Mesi
Mesi is a tool to measure the similarity in a many-to-many fashion of long-form documents like Python source code or technical writing. The output can be useful in determining which of a collection of files are the most similar to each other.
Installation
Python 3.9+ and pipx are recommended, although Python 3.6+ and/or pip will also work.
pipx install mesi
If you'd like to test out Mesi before installing it, use the remote execution feature of pipx
, which will temporarily download Mesi and run it in an isolated virtual environment.
pipx run mesi --help
Usage
For a directory structure that looks like:
lab-one
├── StudentOne
│ ├── pyproject.toml
│ ├── deliverables
│ │ └── python_program.py
│ └── README.md
├── StudentTwo
│ ├── pyproject.toml
│ ├── deliverables
│ │ └── python_program.py
│ └── README.md
│
where similarity should be measured between each student's deliverables/python_program.py
file, run the command:
mesi lab-one/*/deliverables/python_program.py
A lower distance in the produced table equates to a higher degree of similarity.

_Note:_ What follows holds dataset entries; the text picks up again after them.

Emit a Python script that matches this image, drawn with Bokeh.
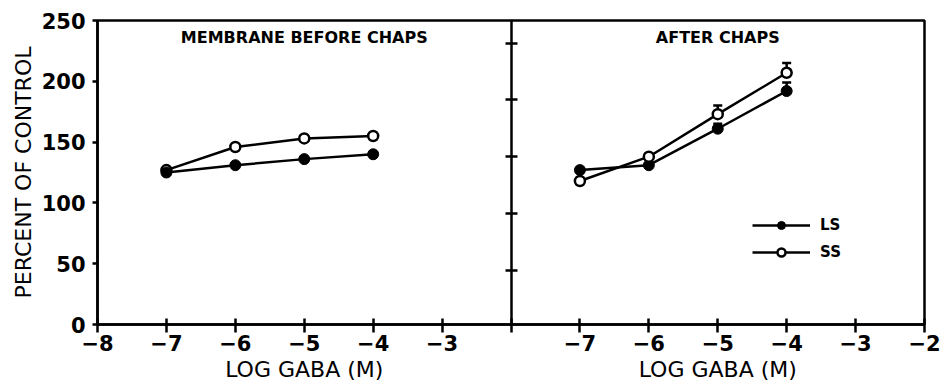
from bokeh.plotting import figure
from bokeh.models import (Range1d, LinearAxis, FixedTicker, Label, Legend, LegendItem,
                          Whisker, TeeHead, ColumnDataSource)
from bokeh.embed import file_html
from bokeh.resources import INLINE

# ---------------- data ----------------
log_gaba = [-7, -6, -5, -4]
before_ls = [125, 131, 136, 140]
before_ss = [127, 146, 153, 155]
after_ls = [127, 131, 161, 192]
after_ss = [118, 138, 173, 207]
after_ls_err = [0, 0, 4, 7]
after_ss_err = [0, 0, 7, 8]

y_ticks = [0, 50, 100, 150, 200, 250]
before_x_ticks = [-8, -7, -6, -5, -4, -3, -2]
after_x_ticks = [-7, -6, -5, -4, -3, -2]
after_y_ticks = [44, 91, 138, 185, 231]
panel_titles = ["MEMBRANE BEFORE CHAPS", "AFTER CHAPS"]
series_names = ["LS", "SS"]
x_label = "LOG GABA (M)"
y_label = "PERCENT OF CONTROL"

FONT = "DejaVu Sans"
LW = 2.5

# both panels share one frame: left panel is x in [-8, -2], right panel uses the "after" range
panel_start, panel_end = before_x_ticks[0], before_x_ticks[-1]
offset = panel_end - panel_start

p = figure(width=944, height=388, x_range=Range1d(panel_start, panel_end + offset),
           y_range=Range1d(y_ticks[0], y_ticks[-1]),
           output_backend="svg", toolbar_location=None,
           x_axis_type=None, y_axis_type=None,
           min_border_left=97, min_border_right=20, min_border_top=20, min_border_bottom=64)
p.extra_x_ranges = {"after": Range1d(panel_start - offset, panel_end)}
p.grid.visible = False
p.outline_line_color = "black"
p.outline_line_width = LW
p.background_fill_color = "white"
p.border_fill_color = "white"


def minus(t):
    return ("\u2212" + str(abs(t))) if t < 0 else str(t)


def style_axis(ax):
    ax.axis_line_width = LW
    ax.axis_line_color = "black"
    ax.major_tick_line_width = LW
    ax.major_tick_line_color = "black"
    ax.minor_tick_line_color = None
    ax.major_label_text_font = FONT
    ax.major_label_text_font_style = "bold"
    ax.major_label_text_font_size = "21px"
    ax.major_label_text_color = "black"
    ax.axis_label_text_font = FONT
    ax.axis_label_text_font_style = "normal"
    ax.axis_label_text_font_size = "22px"
    ax.axis_label_text_color = "black"


# main y axis
yax = LinearAxis(ticker=FixedTicker(ticks=y_ticks), axis_label=y_label)
style_axis(yax)
yax.major_tick_in = 0
yax.major_tick_out = 5
yax.major_label_standoff = 7
yax.axis_label_standoff = 3
p.add_layout(yax, "left")

# divider = right panel's y axis (ticks only)
yax2 = LinearAxis(ticker=FixedTicker(ticks=after_y_ticks), fixed_location=panel_end,
                  major_label_overrides={t: "" for t in after_y_ticks})
style_axis(yax2)
yax2.major_tick_in = 6
yax2.major_tick_out = 6
yax2.major_label_text_color = None
yax2.major_label_standoff = 0
p.add_layout(yax2, "left")

# bottom axis with the ticks of both panels
tick_pos = list(before_x_ticks) + [t + offset for t in after_x_ticks]
tick_text = {t: minus(t) for t in before_x_ticks}
tick_text[panel_end] = ""
for t in after_x_ticks:
    tick_text[t + offset] = minus(t)
xax = LinearAxis(ticker=FixedTicker(ticks=tick_pos), major_label_overrides=tick_text)
style_axis(xax)
xax.major_tick_in = 6
xax.major_tick_out = 8
xax.major_label_standoff = 2
p.add_layout(xax, "below")

# second row below: the two "LOG GABA (M)" axis titles, centred under each panel
label_mid = (panel_start + panel_end) / 2
xlab_pos = [label_mid, label_mid + offset]
xlab = LinearAxis(ticker=FixedTicker(ticks=xlab_pos),
                  major_label_overrides={t: x_label for t in xlab_pos})
style_axis(xlab)
xlab.axis_line_color = None
xlab.major_tick_line_color = None
xlab.major_tick_in = 0
xlab.major_tick_out = 0
xlab.major_label_standoff = 3
xlab.major_label_text_font_style = "normal"
xlab.major_label_text_font_size = "22px"
p.add_layout(xlab, "below")

# ---------------- left panel ----------------
p.line(log_gaba, before_ss, line_width=LW, color="black")
p.scatter(log_gaba, before_ss, size=10, fill_color="white", line_color="black", line_width=LW)
p.line(log_gaba, before_ls, line_width=LW, color="black")
p.scatter(log_gaba, before_ls, size=11, color="black")

# ---------------- right panel ----------------
def whisker_for(vals, errs):
    xs = [x for x, e in zip(log_gaba, errs) if e > 0]
    lo = [v for v, e in zip(vals, errs) if e > 0]
    hi = [v + e for v, e in zip(vals, errs) if e > 0]
    src = ColumnDataSource(dict(x=xs, lower=lo, upper=hi))
    w = Whisker(base="x", lower="lower", upper="upper", source=src, dimension="height",
                x_range_name="after", line_width=LW, line_color="black",
                upper_head=TeeHead(size=9, line_width=LW, line_color="black"), lower_head=None)
    p.add_layout(w)

whisker_for(after_ls, after_ls_err)
whisker_for(after_ss, after_ss_err)

ls_line = p.line(log_gaba, after_ls, line_width=LW, color="black", x_range_name="after")
ls_pts = p.scatter(log_gaba, after_ls, size=11, color="black", x_range_name="after")
ss_line = p.line(log_gaba, after_ss, line_width=LW, color="black", x_range_name="after")
ss_pts = p.scatter(log_gaba, after_ss, size=10, fill_color="white", line_color="black",
                   line_width=LW, x_range_name="after")

# ---------------- panel titles ----------------
p.add_layout(Label(x=label_mid, y=236, text=panel_titles[0], text_align="center", text_baseline="middle",
                   text_font=FONT, text_font_style="bold", text_font_size="16px", text_color="black"))
p.add_layout(Label(x=label_mid, y=236, x_range_name="after", text=panel_titles[1], text_align="center",
                   text_baseline="middle", text_font=FONT, text_font_style="bold",
                   text_font_size="16px", text_color="black"))

# ---------------- legend ----------------
legend = Legend(items=[LegendItem(label=series_names[0], renderers=[ls_line, ls_pts]),
                       LegendItem(label=series_names[1], renderers=[ss_line, ss_pts])],
                location=(655, 62), border_line_color=None, background_fill_alpha=0,
                padding=0, margin=0, spacing=7, glyph_width=58, glyph_height=20,
                label_standoff=10, label_height=20, label_text_font=FONT,
                label_text_color="black",
                label_text_font_style="bold", label_text_font_size="15px")
p.add_layout(legend)

open("out.html", "w").write(file_html(p, INLINE))
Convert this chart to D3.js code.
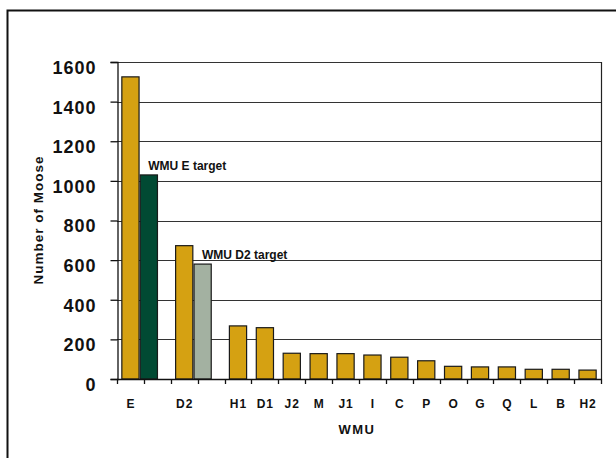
<!DOCTYPE html>
<html>
<head>
<meta charset="utf-8">
<script src="https://cdn.jsdelivr.net/npm/d3@7"></script>
<style>
  html, body { margin: 0; padding: 0; background: #fff; }
  svg { display: block; font-family: "Liberation Sans", Arial, sans-serif; font-weight: bold; }
</style>
</head>
<body>
<svg id="chart" width="616" height="458"></svg>
<script>
// Wildlife Management Units, largest population first; blank slots leave room for target bars
const units = ["E", "", "D2", "", "H1", "D1", "J2", "M", "J1", "I", "C", "P", "O", "G", "Q", "L", "B", "H2"];
// Estimated number of moose per unit (null = empty slot)
const moose = [1525, null, 673, null, 268, 259, 130, 128, 128, 121, 110, 92, 64, 61, 61, 49, 49, 45];
// Population targets for selected units
const targetUnits = ["E", "D2"];
const targetValues = [1030, 580];
const targetLabels = ["WMU E target", "WMU D2 target"];
const targetColors = ["#014a33", "#a3b1a1"];
// Y axis ticks
const yTicks = [0, 200, 400, 600, 800, 1000, 1200, 1400, 1600];

const svg = d3.select("#chart");
const m = { left: 117, right: 601, top: 62, bottom: 379 };

// outer frame
svg.append("rect")
  .attr("x", 7.5).attr("y", 10.5).attr("width", 640).attr("height", 480)
  .attr("fill", "none").attr("stroke", "#111").attr("stroke-width", 2);

const x = d3.scaleBand().domain(d3.range(units.length)).range([m.left, m.right]).padding(0);
const y = d3.scaleLinear().domain([0, 1600]).range([m.bottom, m.top]);
const bw = x.bandwidth() * 0.64;

// gridlines
svg.append("g").selectAll("line").data(yTicks.filter(d => d > 0)).join("line")
  .attr("x1", m.left).attr("x2", m.right)
  .attr("y1", d => Math.round(y(d)) + 0.5).attr("y2", d => Math.round(y(d)) + 0.5)
  .attr("stroke", "#333").attr("stroke-width", 1.2);

// right border of plot
svg.append("line")
  .attr("x1", m.right + 0.5).attr("x2", m.right + 0.5)
  .attr("y1", y(1600)).attr("y2", y(0))
  .attr("stroke", "#222").attr("stroke-width", 1.2);

// estimate bars
const est = moose.map((v, i) => ({ i, v })).filter(d => d.v != null);
svg.append("g").selectAll("rect").data(est).join("rect")
  .attr("x", d => x(d.i) + x.bandwidth() / 2 - bw / 2)
  .attr("y", d => y(d.v))
  .attr("width", bw)
  .attr("height", d => y(0) - y(d.v))
  .attr("fill", "#d5a112")
  .attr("stroke", "#1a1a1a").attr("stroke-width", 1.2);

// target bars, placed beside their unit's estimate bar
const tgt = targetUnits.map((u, k) => ({ i: units.indexOf(u), v: targetValues[k], label: targetLabels[k], color: targetColors[k] }));
const tx = d => x(d.i) + x.bandwidth() / 2 + bw / 2 + 1.2;
svg.append("g").selectAll("rect").data(tgt).join("rect")
  .attr("x", tx)
  .attr("y", d => y(d.v))
  .attr("width", bw)
  .attr("height", d => y(0) - y(d.v))
  .attr("fill", d => d.color)
  .attr("stroke", "#1a1a1a").attr("stroke-width", 1.2);

svg.append("g").selectAll("text").data(tgt).join("text")
  .attr("x", d => tx(d) + 8)
  .attr("y", d => y(d.v) - 5)
  .attr("font-size", 12)
  .attr("fill", "#111")
  .text(d => d.label);

// y axis
const yAxis = svg.append("g").attr("transform", `translate(${m.left + 0.5},0)`)
  .call(d3.axisLeft(y).tickValues(yTicks).tickSize(7).tickPadding(14).tickFormat(d3.format("d")));
yAxis.select(".domain").attr("stroke", "#111").attr("stroke-width", 1.3);
yAxis.selectAll(".tick line").attr("stroke", "#111").attr("stroke-width", 1.3);
yAxis.selectAll(".tick text")
  .attr("font-size", 18).attr("font-family", "Liberation Sans, Arial, sans-serif")
  .attr("font-weight", "bold").attr("letter-spacing", 1).attr("fill", "#111")
  .attr("dy", "0.72em").attr("y", -1.5);

// x axis: baseline with ticks on category boundaries
const bounds = d3.range(units.length + 1).map(i => m.left + i * x.step());
const xg = svg.append("g");
xg.append("line").attr("x1", m.left).attr("x2", m.right + 1)
  .attr("y1", y(0) + 0.5).attr("y2", y(0) + 0.5)
  .attr("stroke", "#111").attr("stroke-width", 1.3);
xg.selectAll(".tk").data(bounds).join("line").attr("class", "tk")
  .attr("x1", d => Math.round(d) + 0.5).attr("x2", d => Math.round(d) + 0.5)
  .attr("y1", y(0)).attr("y2", y(0) + 5)
  .attr("stroke", "#111").attr("stroke-width", 1.3);
xg.selectAll(".lab").data(units.map((u, i) => ({ u, i })).filter(d => d.u)).join("text").attr("class", "lab")
  .attr("x", d => x(d.i) + x.bandwidth() / 2 + 0.5)
  .attr("y", 408)
  .attr("text-anchor", "middle")
  .attr("font-size", 12).attr("letter-spacing", 1).attr("fill", "#111")
  .text(d => d.u);

// axis titles
svg.append("text")
  .attr("x", 357).attr("y", 434)
  .attr("text-anchor", "middle")
  .attr("font-size", 13).attr("letter-spacing", 1.5).attr("fill", "#111")
  .text("WMU");

svg.append("text")
  .attr("transform", "translate(43,220) rotate(-90)")
  .attr("text-anchor", "middle")
  .attr("font-size", 13.5).attr("letter-spacing", 1).attr("fill", "#111")
  .text("Number of Moose");
</script>
</body>
</html>
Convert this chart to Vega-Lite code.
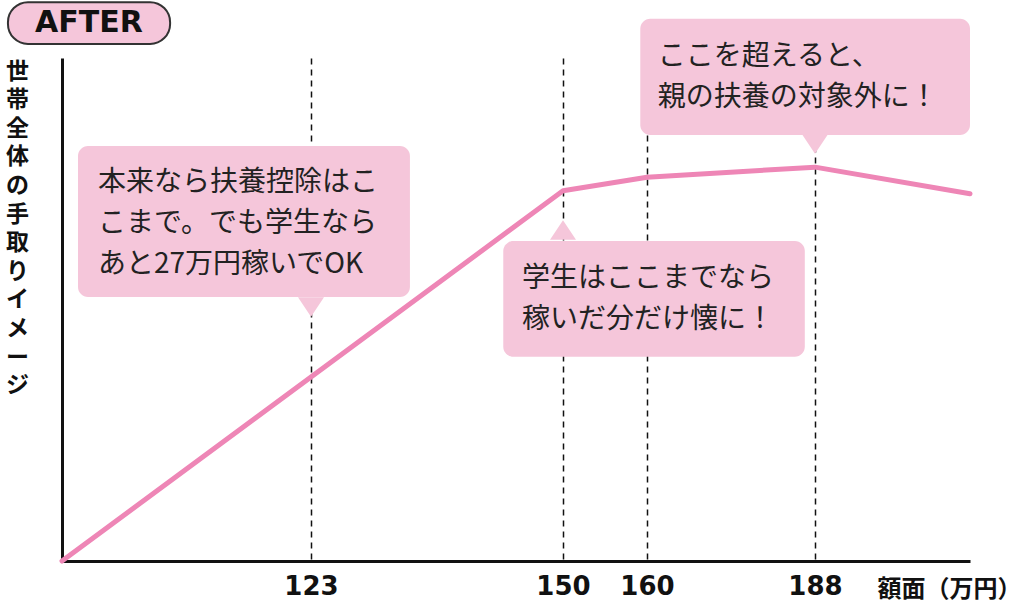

See the help menu (mesi --help
) for additional options and configuration.
Algorithms
There are many algorithms to choose from when comparing string similarity! Mesi implements all the algorithms provided by TextDistance. In general levenshtein
is never a bad choice, which is why it is the default.
Bugs/Requests
Please use the GitHub issue tracker to submit bugs or request new features, options, or algorithms.
Dependencies
Mesi uses two primary dependencies for text similarity calculation: polyleven, and TextDistance. Polyleven is the default, as its singular implementation of Levenshtein distance can be faster in most situations. However, if a different edit distance algorithm is requested, TextDistance's implementations will be used.
License
Distributed under the terms of the GPL v3 license, mesi is free and open source software.